Heard Island Beach (Australia)

If you thought that things were cold on the beach in Norway, just wait until you visit Heard Island off the coast of Australia. This definitely isn’t somewhere you’d go to soak up the sun, though it’s excellent for penguin spotting.

Chowpatty Beach (Mumbai)

Pollution in the region has been terrible, with both the land and water filled with waste from the local area. Although conditions here are far from ideal, it might be worth visiting simply to see the Hindu Ganesha Chaturthi festival held here every year in early September.

Costa Del Sol (Spain)

While Costa Del Sol might seem like an ideal place to visit, it’s not without its dangers. One summer, one tonne of jellyfish had to be removed by authorities after they washed up on the sand. Unless you fancy getting stung, you wouldn’t want to share the beach with these intruders.
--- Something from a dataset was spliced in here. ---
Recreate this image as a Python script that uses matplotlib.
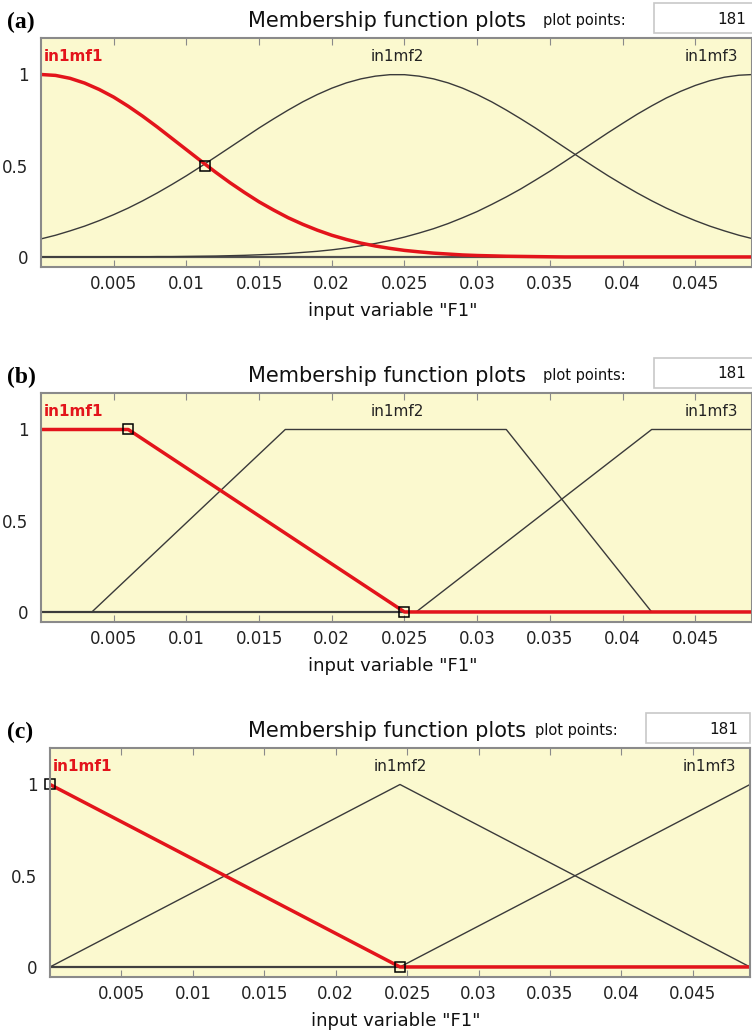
import numpy as np
import matplotlib.pyplot as plt
from matplotlib.patches import Rectangle
from matplotlib.transforms import ScaledTranslation

# ---- data ----
# (a) gaussian MFs, sampled every 0.001 from 0 to 0.049
gauss_x = [i / 1000 for i in range(50)]
gauss_mf1 = [1.0, 0.995, 0.979, 0.953, 0.918, 0.876, 0.826, 0.771, 0.712, 0.650,
             0.588, 0.526, 0.465, 0.407, 0.353, 0.302, 0.257, 0.215, 0.179, 0.147,
             0.119, 0.096, 0.076, 0.060, 0.047, 0.036, 0.028, 0.021, 0.016, 0.011,
             0.008, 0.006, 0.004, 0.003, 0.002, 0.001, 0.0, 0.0, 0.0, 0.0,
             0.0, 0.0, 0.0, 0.0, 0.0, 0.0, 0.0, 0.0, 0.0, 0.0]
gauss_mf2 = [0.099, 0.119, 0.143, 0.169, 0.199, 0.232, 0.268, 0.308, 0.351, 0.397,
             0.445, 0.496, 0.548, 0.601, 0.654, 0.707, 0.757, 0.805, 0.850, 0.890,
             0.925, 0.954, 0.976, 0.991, 0.999, 0.999, 0.991, 0.976, 0.954, 0.925,
             0.890, 0.850, 0.805, 0.757, 0.707, 0.654, 0.601, 0.548, 0.496, 0.445,
             0.397, 0.351, 0.308, 0.268, 0.232, 0.199, 0.169, 0.143, 0.119, 0.099]
gauss_mf3 = [0.0, 0.0, 0.0, 0.0, 0.0, 0.001, 0.001, 0.001, 0.002, 0.002,
             0.003, 0.004, 0.005, 0.007, 0.009, 0.012, 0.015, 0.019, 0.025, 0.031,
             0.039, 0.049, 0.061, 0.074, 0.090, 0.109, 0.131, 0.155, 0.183, 0.215,
             0.249, 0.288, 0.329, 0.373, 0.421, 0.470, 0.522, 0.575, 0.628, 0.681,
             0.732, 0.782, 0.828, 0.871, 0.908, 0.940, 0.966, 0.985, 0.996, 1.0]
gauss_marks = ([0.0113], [0.5])

# (b) trapezoid MFs (vertices)
trap_mf1 = ([0.0, 0.006, 0.025, 0.049], [1, 1, 0, 0])
trap_mf2 = ([0.0, 0.0035, 0.0168, 0.032, 0.042, 0.049], [0, 0, 1, 1, 0, 0])
trap_mf3 = ([0.0, 0.0258, 0.042, 0.049], [0, 0, 1, 1])
trap_marks = ([0.006, 0.025], [1, 0])

# (c) triangle MFs (vertices)
tri_mf1 = ([0.0, 0.0245, 0.049], [1, 0, 0])
tri_mf2 = ([0.0, 0.0245, 0.049], [0, 1, 0])
tri_mf3 = ([0.0, 0.0245, 0.049], [0, 0, 1])
tri_marks = ([0.0, 0.0245], [1, 0])

xticks = [0.005, 0.01, 0.015, 0.02, 0.025, 0.03, 0.035, 0.04, 0.045]
xtick_labels = ['0.005', '0.01', '0.015', '0.02', '0.025', '0.03', '0.035', '0.04', '0.045']
yticks = [0, 0.5, 1]
ytick_labels = ['0', '0.5', '1']
mf_names = ['in1mf1', 'in1mf2', 'in1mf3']
panel_tags = ['(a)', '(b)', '(c)']

W, H = 752, 1035
BG = '#fbf9cf'
RED = '#e3141b'
DARK = '#3a3a3a'

fig = plt.figure(figsize=(W / 100, H / 100), dpi=100)


def rect(l, t, r, b):
    return [l / W, 1 - b / H, (r - l) / W, (b - t) / H]


def px(x, y):
    return x / W, 1 - y / H


panels = [
    # curves, marks, axes box (l, t, r, b), xmax, header dy, header dx, box right
    ((gauss_x, gauss_mf1), (gauss_x, gauss_mf2), (gauss_x, gauss_mf3), gauss_marks,
     (41, 38, 752, 267), 0.0489, 0, 0, 764),
    (trap_mf1, trap_mf2, trap_mf3, trap_marks, (41, 393, 752, 622), 0.0489, 355, 0, 764),
    (tri_mf1, tri_mf2, tri_mf3, tri_marks, (50, 748, 750, 977), 0.049, 710, -8, 750),
]

for k, (m1, m2, m3, marks, box, xmax, dy, dx, box_r) in enumerate(panels):
    l, t, r, b = box
    ax = fig.add_axes(rect(l, t, r, b))
    ax.set_facecolor(BG)
    ax.plot(m2[0], m2[1], color=DARK, lw=1.0)
    ax.plot(m3[0], m3[1], color=DARK, lw=1.0)
    ax.plot([0, xmax], [0, 0], color='#505050', lw=1.6, zorder=1)
    ax.plot(m1[0], m1[1], color=RED, lw=2.5)
    ax.plot(marks[0], marks[1], 's', ms=7, mfc='none', mec='black', mew=1.1, clip_on=False)
    ax.set_xlim(0, xmax)
    ax.set_ylim(-0.055, 1.2)
    ax.set_xticks(xticks)
    ax.set_xticklabels(xtick_labels)
    ax.set_yticks(yticks)
    ax.set_yticklabels(ytick_labels)
    ax.tick_params(axis='x', direction='in', length=5, color='#8a8a8a', top=True,
                   labelsize=12, pad=6, labelcolor='#222222')
    ax.tick_params(axis='y', length=0, labelsize=12, pad=9, labelcolor='#222222')
    for s in ax.spines.values():
        s.set_color('#8a8a8a')
        s.set_linewidth(1.5)

    ax.text(0.0002, 1.1, mf_names[0], color=RED, fontsize=11, fontweight='bold',
            ha='left', va='center')
    ax.text(0.0245, 1.1, mf_names[1], color='#222222', fontsize=11, ha='center', va='center')
    off = ScaledTranslation(-0.14, 0, fig.dpi_scale_trans)
    ax.text(xmax, 1.1, mf_names[2], color='#222222', fontsize=11, ha='right', va='center',
            transform=ax.transData + off)

    # header
    fig.text(*px(7, 22 + dy), panel_tags[k], fontsize=17, fontweight='bold',
             family='Liberation Serif', va='center', ha='left')
    fig.text(*px(248, 27 + dy), 'Membership function plots', fontsize=15,
             va='baseline', ha='left', color='#111111')
    fig.text(*px(543 + dx, 25 + dy), 'plot points:', fontsize=10.5,
             va='baseline', ha='left', color='#111111')
    bx = 654 + dx
    fig.add_artist(Rectangle(px(bx, 33 + dy), (box_r - bx) / W, 30 / H,
                             transform=fig.transFigure, facecolor='white',
                             edgecolor='#c8c8c8', lw=1.2))
    fig.text(*px(746 + dx, 19 + dy), '181', fontsize=11, va='center', ha='right',
             color='#111111')

    fig.text(*px((l + r) / 2 - 4, b + 44), 'input variable "F1"', fontsize=13,
             ha='center', va='center', color='#111111')

fig.savefig('out.png', dpi=100, facecolor='white')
North Sentinel Island Beach (Bay of Bengal)

Anyone that tries to get too close to the island will find themselves on the receiving end of an assault by the natives. The Sentinelese people who live there aren’t very welcoming to outsiders.

Playa Zipolite Beach (Mexico)

As it stands, this beach is the only one in the country that legally allows nudity. You can feel free to bare all as you soak up the sun here, though caution is still advised.

New Smyrna Beach (Florida)

Bull sharks are incredibly common here, and they’re not afraid to see humans as prey when they venture far enough away from the shore. Florida might have a great selection of beaches, but you can never be too careful when you’re in the water there.

Lamu Island Beach (Kenya)

Recent problems with terrorism have turned it from an excellent vacation spot to somewhere that should be feared. The repeated kidnapping of tourists by Somalians has put a lot of people off traveling there, allowing the place to become gripped in fear.

Second Beach (Port St. Johns)

It’s been referred to as “the world’s deadliest beach” for a reason, and that’s because shark attacks are far too frequent. The animals like to hunt around this part of the country, and they’re not picky when it comes to choosing their prey.